Des liens qui parlent un peu de mode, et beaucoup d’argent.
What’s the Difference Between a Pair of $30 Jeans and $300 Jeans? Excellente question à l’heure où l’on a totalement normalisé l’idée de mettre au moins 150 euros dans un jean mais où l’on est révoltés quand il faut débourser 2,50 euros pour un ticket de métro.
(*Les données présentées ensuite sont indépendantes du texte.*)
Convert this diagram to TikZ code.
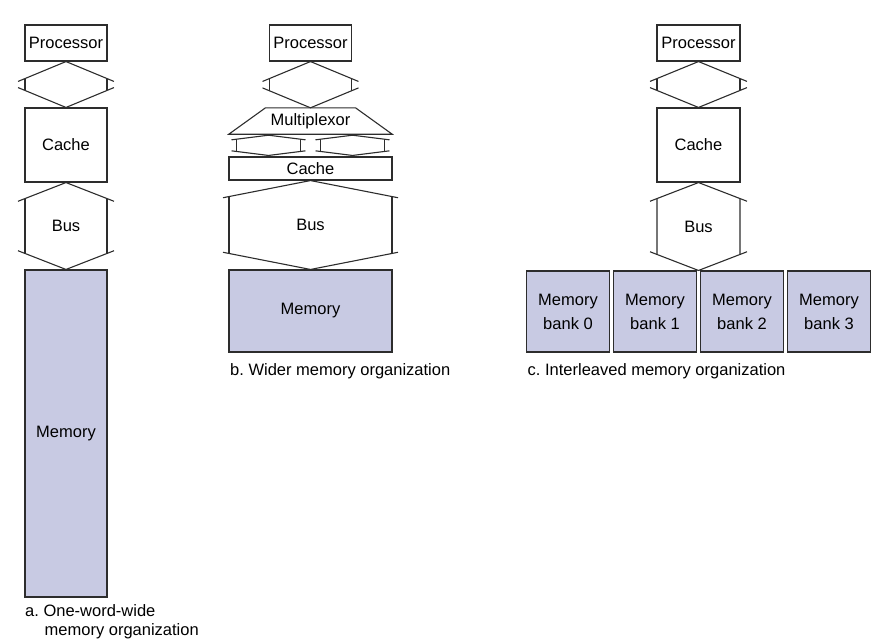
\documentclass[tikz,border=0pt]{standalone}
\usepackage{fontspec}
\setmainfont{Liberation Sans}
\usepackage{tikz}
\usetikzlibrary{calc}

\definecolor{memfill}{RGB}{200,202,227}
\definecolor{linegray}{RGB}{45,45,45}

\tikzset{
  unit/.style={draw=linegray, line width=1.1pt, inner sep=0pt},
  memunit/.style={unit, fill=memfill},
  buslin/.style={draw=linegray, line width=1.1pt},
  caption/.style={anchor=base west, inner sep=0pt}
}

% bus between two stacked units: top point, bottom point, half width, drop, overshoot
\newcommand{\buslink}[5]{%
  \draw[buslin] ($(#1)+({-(#3+#5)},{#4*(#3+#5)/#3})$) -- (#1) -- ($(#1)+({#3+#5},{#4*(#3+#5)/#3})$);
  \draw[buslin] ($(#2)+({-(#3+#5)},{-#4*(#3+#5)/#3})$) -- (#2) -- ($(#2)+({#3+#5},{-#4*(#3+#5)/#3})$);
  \draw[buslin] ($(#1)+(-#3,#4)$) -- ($(#2)+(-#3,-#4)$);
  \draw[buslin] ($(#1)+(#3,#4)$) -- ($(#2)+(#3,-#4)$);
}

\begin{document}
\begin{tikzpicture}[x=1pt,y=-1pt,font=\fontsize{16.5}{20}\selectfont]
\useasboundingbox (0,0) rectangle (895,641);

% a. One-word-wide
\node[unit, minimum width=82, minimum height=36] (proca) at (66,43) {Processor};
\node[unit, minimum width=82, minimum height=74] (cachea) at (66,145) {Cache};
\node[memunit, minimum width=82, minimum height=327] (mema) at (66,433.5) {Memory};
\buslink{proca.south}{cachea.north}{41}{17}{7}
\buslink{cachea.south}{mema.north}{41}{16}{7}
\node (busa) at ($(cachea.south)!0.5!(mema.north)$) {Bus};
\node[caption] (capa) at (25,616) {a.~One-word-wide};
\node[caption] (capa2) at (44.5,635) {memory organization};

% b. Wider
\node[unit, minimum width=82, minimum height=36] (procb) at (310.5,43) {Processor};
\node[inner sep=0pt, minimum width=163, minimum height=26] (mux) at (310.5,121) {Multiplexor};
\draw[buslin] (mux.south west) -- ($(mux.north)+(-45,0)$) -- ($(mux.north)+(45,0)$) -- (mux.south east) -- cycle;
\buslink{procb.south}{mux.north}{41}{17}{7}
\node[unit, minimum width=163, minimum height=23] (cacheb) at (310.5,168.5) {Cache};
\coordinate (muxl) at ($(mux.south)+(-42,1)$);
\coordinate (muxr) at ($(mux.south)+(42,1)$);
\coordinate (cachebl) at ($(cacheb.north)+(-42,-1)$);
\coordinate (cachebr) at ($(cacheb.north)+(42,-1)$);
\buslink{muxl}{cachebl}{32}{4}{5}
\buslink{muxr}{cachebr}{32}{4}{5}
\node[memunit, minimum width=163, minimum height=82] (memb) at (310.5,311) {Memory};
\buslink{cacheb.south}{memb.north}{81.5}{16}{6}
\node (busb) at ($(cacheb.south)!0.5!(memb.north)$) {Bus};
\node[caption] (capb) at (230,375) {b.~Wider memory organization};

% c. Interleaved
\node[unit, minimum width=83, minimum height=36] (procc) at (698.5,43) {Processor};
\node[unit, minimum width=83, minimum height=74] (cachec) at (698.5,145) {Cache};
\foreach \i/\xc in {0/568,1/655,2/742,3/829}
  \node[memunit, minimum width=83, minimum height=81, align=center,
        font=\fontsize{16.5}{24}\selectfont] (bank\i) at (\xc,311.5) {Memory\\bank \i};
\coordinate (bankjoin) at ($(bank1.north east)!0.5!(bank2.north west)$);
\buslink{procc.south}{cachec.north}{41.5}{17}{7}
\buslink{cachec.south}{bankjoin}{41.5}{16}{7}
\node (busc) at ($(cachec.south)!0.5!(bankjoin)$) {Bus};
\node[caption] (capc) at (527.5,375) {c.~Interleaved memory organization};
\end{tikzpicture}
\end{document}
Vous y apprendrez que cela dépend entre autres du métier à tisser, du processus de fabrication et d’autres facteurs qu’on oublie souvent quand il s’agit d’acheter un vêtement.
Que peut-on s’acheter quand on a déjà tout ? Le Wall Street Journal s’est penché sur le cas de ces milliardaires qui se mettent à investir dans le rodéo, au grand dam de certains cowboys. Si, comme moi, vous avez binge-watché toutes les saisons de Yellowstone (si ce n’est pas le cas, il faut qu’on parle), vous savez qu’on tient là tous les ingrédients d’un excellent spin-off.
Une Américaine de passage dans son Goodwill local (une chaîne de magasins de seconde main très populaire aux États-Unis) a fait l’affaire du siècle en dénichant une robe de mariée Vera Wang à 19 dollars. Une aubaine, d’autant plus quand elle s’est rendue compte qu’il s’agissait du modèle porté par Carrie Bradshaw (Sarah Jessica Parker) dans le film Sex and The City.
Peut-on reconnaître une personne fortunée aux vêtements qu’elle porte ? Si la logomania a brouillé les frontières, il reste encore quelques pièces de mode qui permettent au 1% de sortir du lot. Parmi elles, la « rich guy jacket ». Signée Zegna, Massimo Alba, Advani ou Loro Piana, elle est reconnaissable à son col montant, est souvent taillée dans le meilleur cachemire au monde et affiche un prix à trois zéros.
Symbole du climat rétrograde qui s’installe un peu partout dans le monde comme de la chute inéxorable du body-positivisme, le rebranding de la marque d’ultra-fast fashion Pretty Little Things me fascine autant qu’il m’épouvante. Après plus d’une décennie de mini-robes tapageuses, le label anglais mise désormais sur le triumvirat « old money »/« clean girl »/« quiet luxury » et ne propose plus que des tailleurs mal coupés déclinés dans un camaïeu de beige, censés invoquer l’esprit de la girlboss accro aux Espresso Martini. Ajoutez à tout cela un nouveau logo, un compte Instagram repimpé, des prix en hausse et une soirée de lancement pendant la Fashion Week parisienne (au cours de laquelle se sont croisés Naomi Campbell, des anges Victoria’s Secret et l’actuel directeur artistique de Burberry), et vous tenez le cas marketing le plus intéressant de ce début d’année.
Je n'ai qu'une envie désormais : voir à quoi ressemble cette jupe incroyable ?!